Photo by Sergio Bonuomo

 

The abandonment of the Valle Theatre in Rome is a typical model of a widespread condition in Italy of abandoned theatres; a result of cutbacks in funding, poor political choices and obsolete planning. Despite the constant demand for cultural spaces, almost every town from Northern to Southern Italy has an abandoned theatre, closed for years, often converted into storage. The theatres represent an architectonic heritage which have been emptied of their meaning and reflect a general disinvestment in culture.

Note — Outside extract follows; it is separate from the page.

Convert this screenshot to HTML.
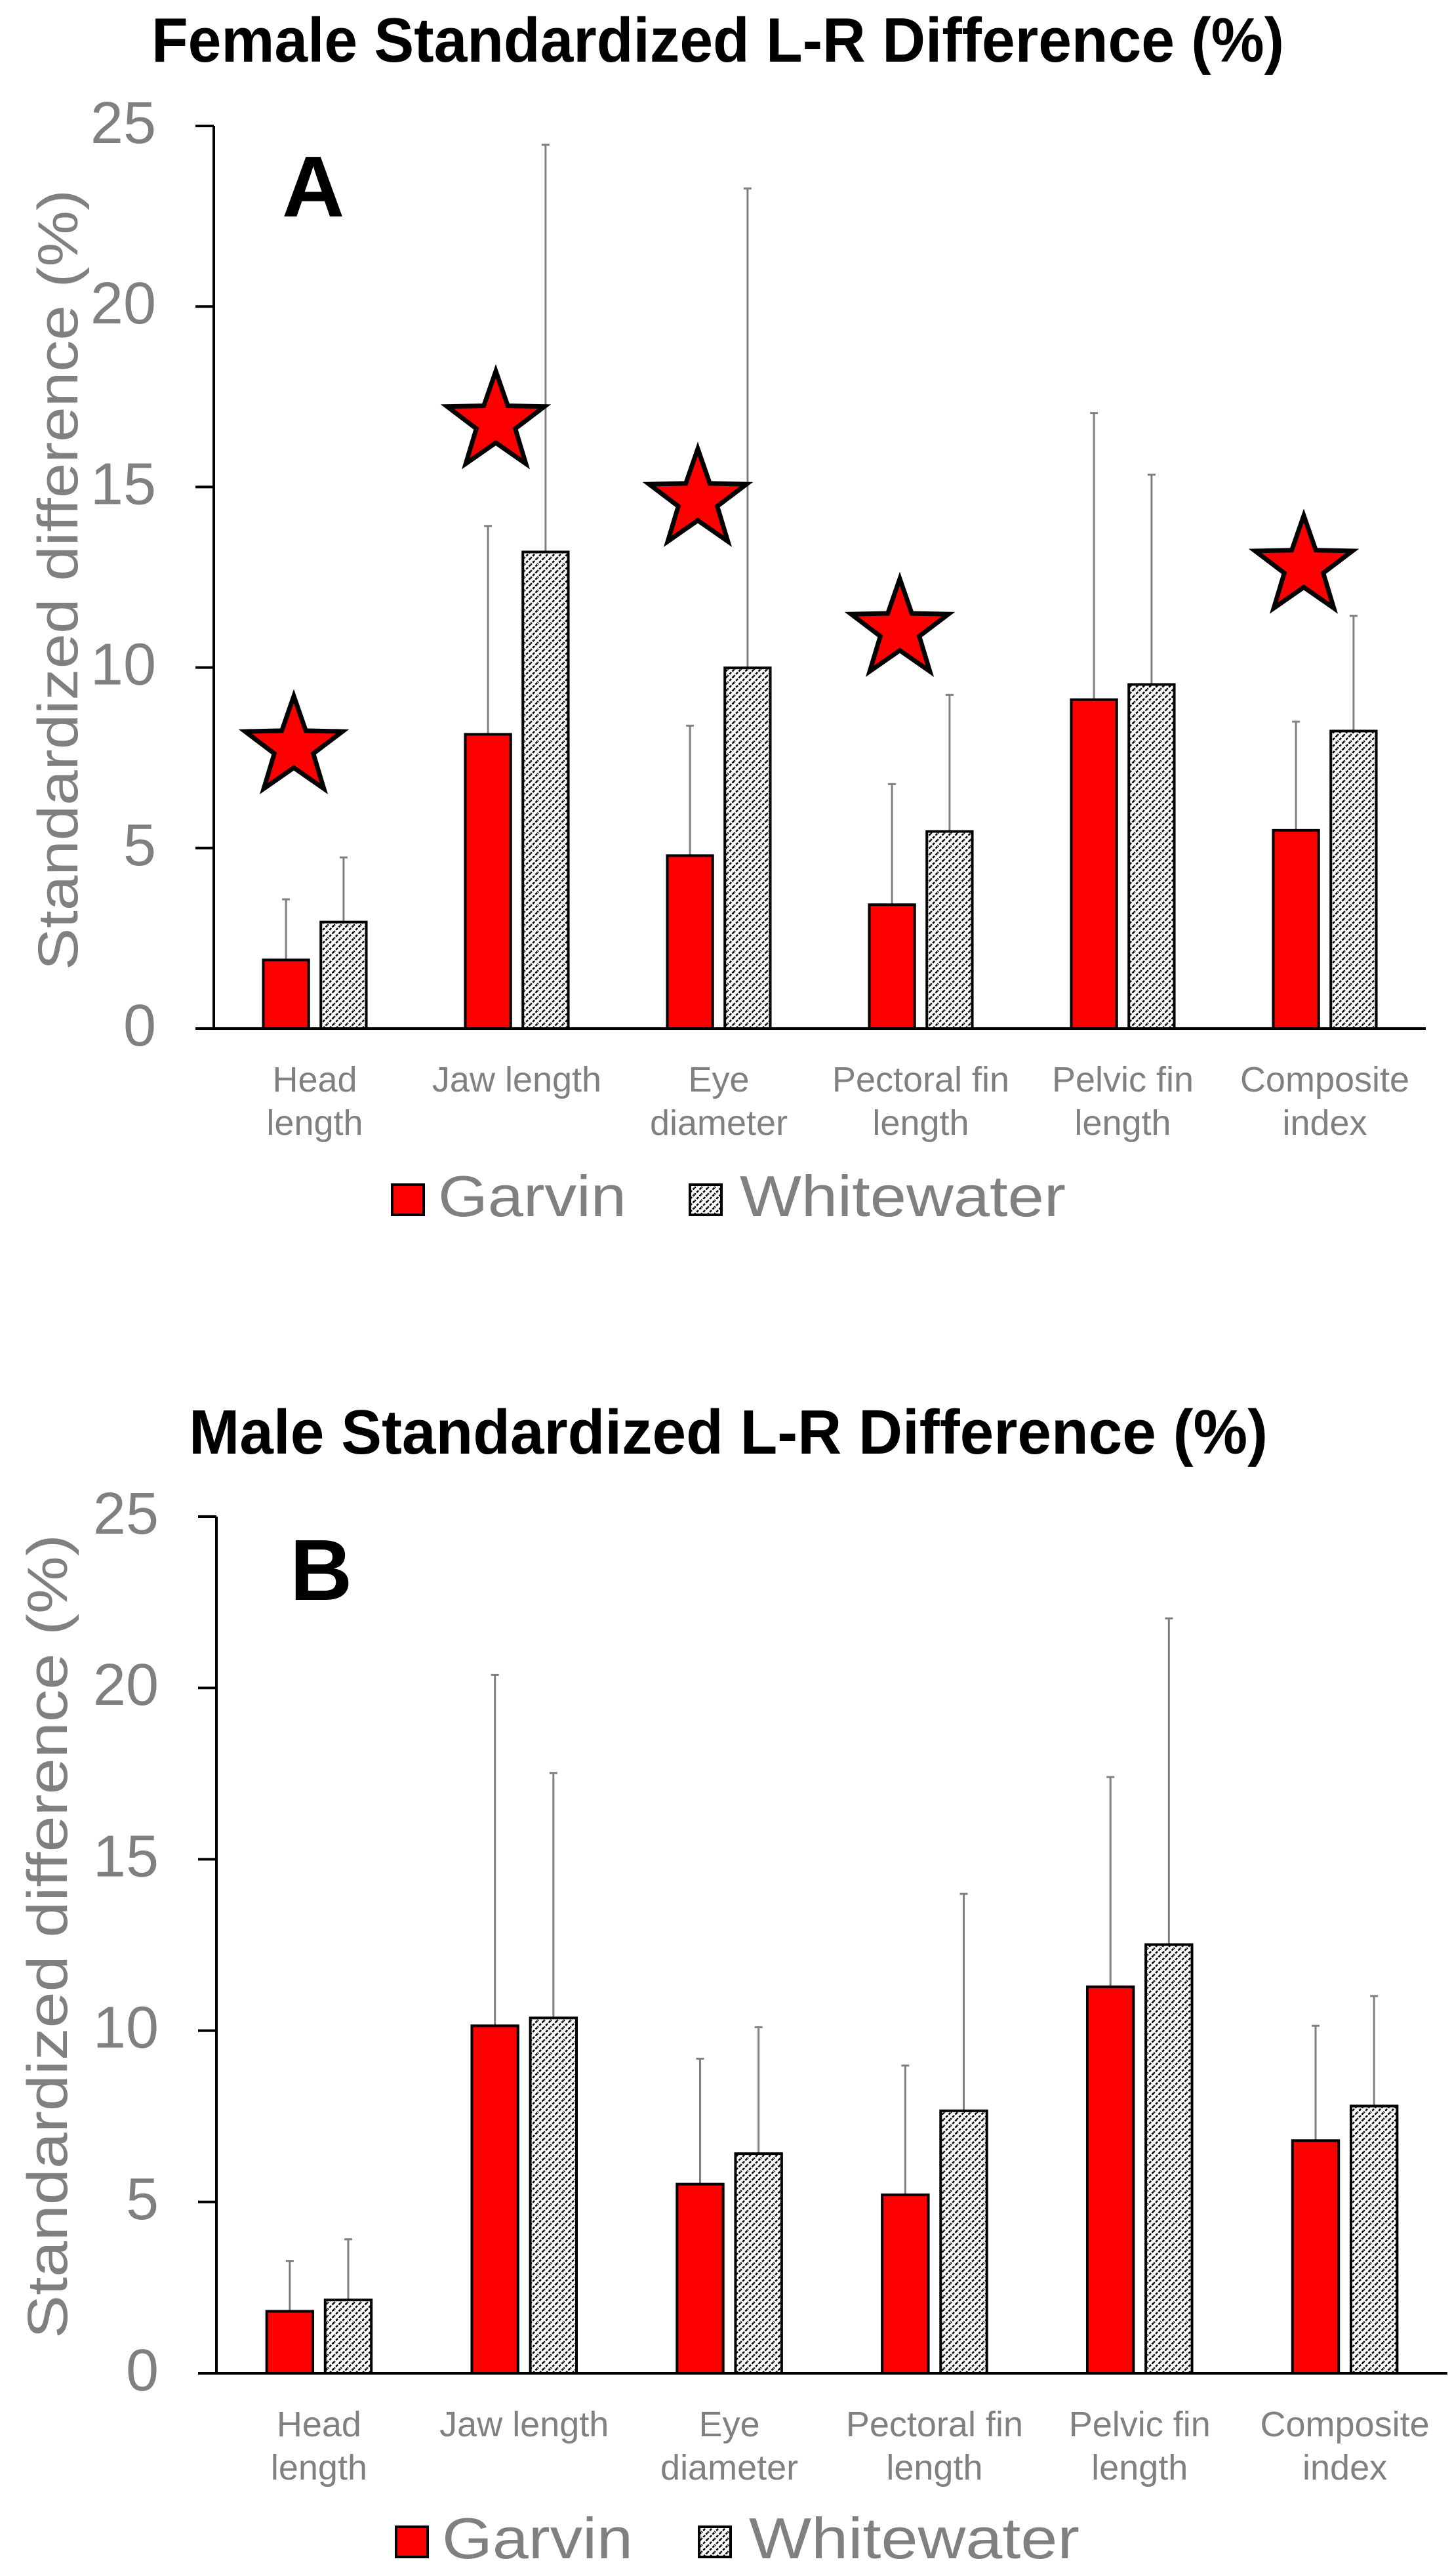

Examples of abandoned theatres across Italy

 

The student project embodied a quantitative investigation of abandoned theatres in Italy, the work illustrates and summarises the phenomenon with the creation of a visual atlas.  It highlights a densification of abandoned theatres within large cities, but also the sporadic spread of abandonment across Italy especially in the South – mirroring the investment in cultural buildings since the 1980’s, often lacking management and planning programs.

 

In this era of progressive abandonment, emerges the first form of activation for this heritage asset through different modalities of occupation, (re)appropriation and restitution to the community of some theatres: Valle Theatre and Cinema Palazzo in Rome, Marinoni Theatre in Venice, PAC in Milan, Coppola Theatre in Catania, Garibaldi Theatre in Palermo, which together outline an Italian network of “proactive resistances”. They represent uncommon and alternative management modalities, as well as creative reinventions of the codified spaces of a theatre – stemming from new strategies for reactivation and rethinking overall design strategies for cultural buildings.

 

Despite the urgency and importance of the phenomenon, there is still a lack of official (comprehensive) documentation to collect data on the abandoned structures and tactical devices for intervention, proposing the need to create such documentation.

Across Italy there’s an increase of initiatives to occupy, restore and provide restitution to the community for some of the abandoned cultural buildings by groups of artists who are (re)activating/ engaging planning by suggesting alternative uses for these spaces.

The contamination of different arts, the consequent demand for flexible spaces and current debates around common goods all highlight the urgency to rethink the regulations and incentives to construct and manage cultural buildings.

The image above depicts a collection of international projects for the (re)appropriation of unused public buildings primarily burgeoning from the mobilization of citizen groups: the CZKd in Belgrado, the Cinema Nova in Bruxelles, the Kulturzentrum in Brema, the Matadero in Madrid, the UFA-Film in Berlin and many others. These case studies trace strategies, actions and instruments which led to the acknowledgement and to the support by the administration for the occupation and self-management of the public buildings.

 

Workshop Teatro Valle from AdaptableFutures on Vimeo.

Vincenza Santangelo is an architect and holds a PhD in architecture and urban planning as an International Doctorate QuoD – Quality of Design.  Her thesis focused on interrupted public works in the Italian landscape.

She has taught and tutored at the Faculty of Architecture of University Federico II in Naples, the Faculty of Engineering of University of Calabria and, currently, at the Faculty of Architecture of Second University in Naples where she has run national and international workshops.

She has been involved in national and international research projects and in design competitions and exhibitions. Her contributions have appeared in several publications, among which are Urbanistica Informazioni, Compasses. Architecture and Design, and Ailati, Catalogue of Italian Pavillion of the XII Biennale of Architecture in Venice.

She’s a co-founder and co-owner of the architecture resource website – ARCHIvitamins.

 

 AF is in the process of discussing possible research plans to advance the study into abandoned theatres in Italy by cataloging project examples and tactics with Vincenza  and how the work might begin to fulfill the resource void aiding both communities and government agencies wanting to (re)activate cultural assets around the world.